Raoul A. Walsh


 Raoul A. Walsh (March 11, 1887 – December 31, 1980)

Walsh was a film director, actor, founding member of the Academy of Motion Picture Arts and Sciences (AMPAS) and the brother of the silent screen actor George Walsh. He was known for portraying John Wilkes Booth in the silent classic The Birth of a Nation (1915) and for directing such films as The Big Trail (1930), starring John Wayne, and High Sierra (1941), starring Ida Lupino and Humphrey Bogart.
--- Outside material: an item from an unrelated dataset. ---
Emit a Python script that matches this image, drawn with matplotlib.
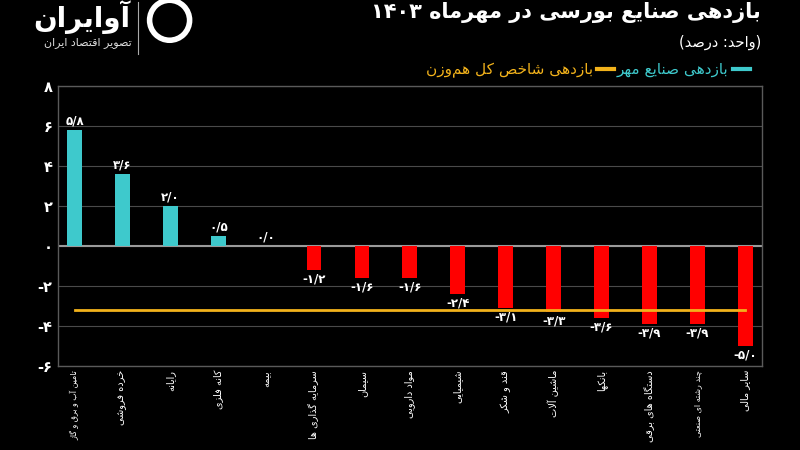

His directed his last film in 1964. HIs other films include The Roaring Twenties (1939), featuring James Cagney and Humphrey Bogart; Dark Command (1940), with John Wayne and Roy Rogers (at Republic Pictures); They Drive By Night (1940), with George Raft, Ann Sheridan, Ida Lupino and Bogart; They Died with Their Boots On (1941), with Errol Flynn as Custer; The Strawberry Blonde (1941), with Cagney and Olivia de Havilland; Manpower (1941), with Edward G. Robinson, Marlene Dietrich and George Raft; and White Heat (1949), with Cagney. Some of Walsh's film-related material and personal papers are contained in the Wesleyan University Cinema Archives. Walsh died at age of 93 on New Year's Eve in 1980, and is buried at Assumption Catholic Cemetery in Simi Valley, CA.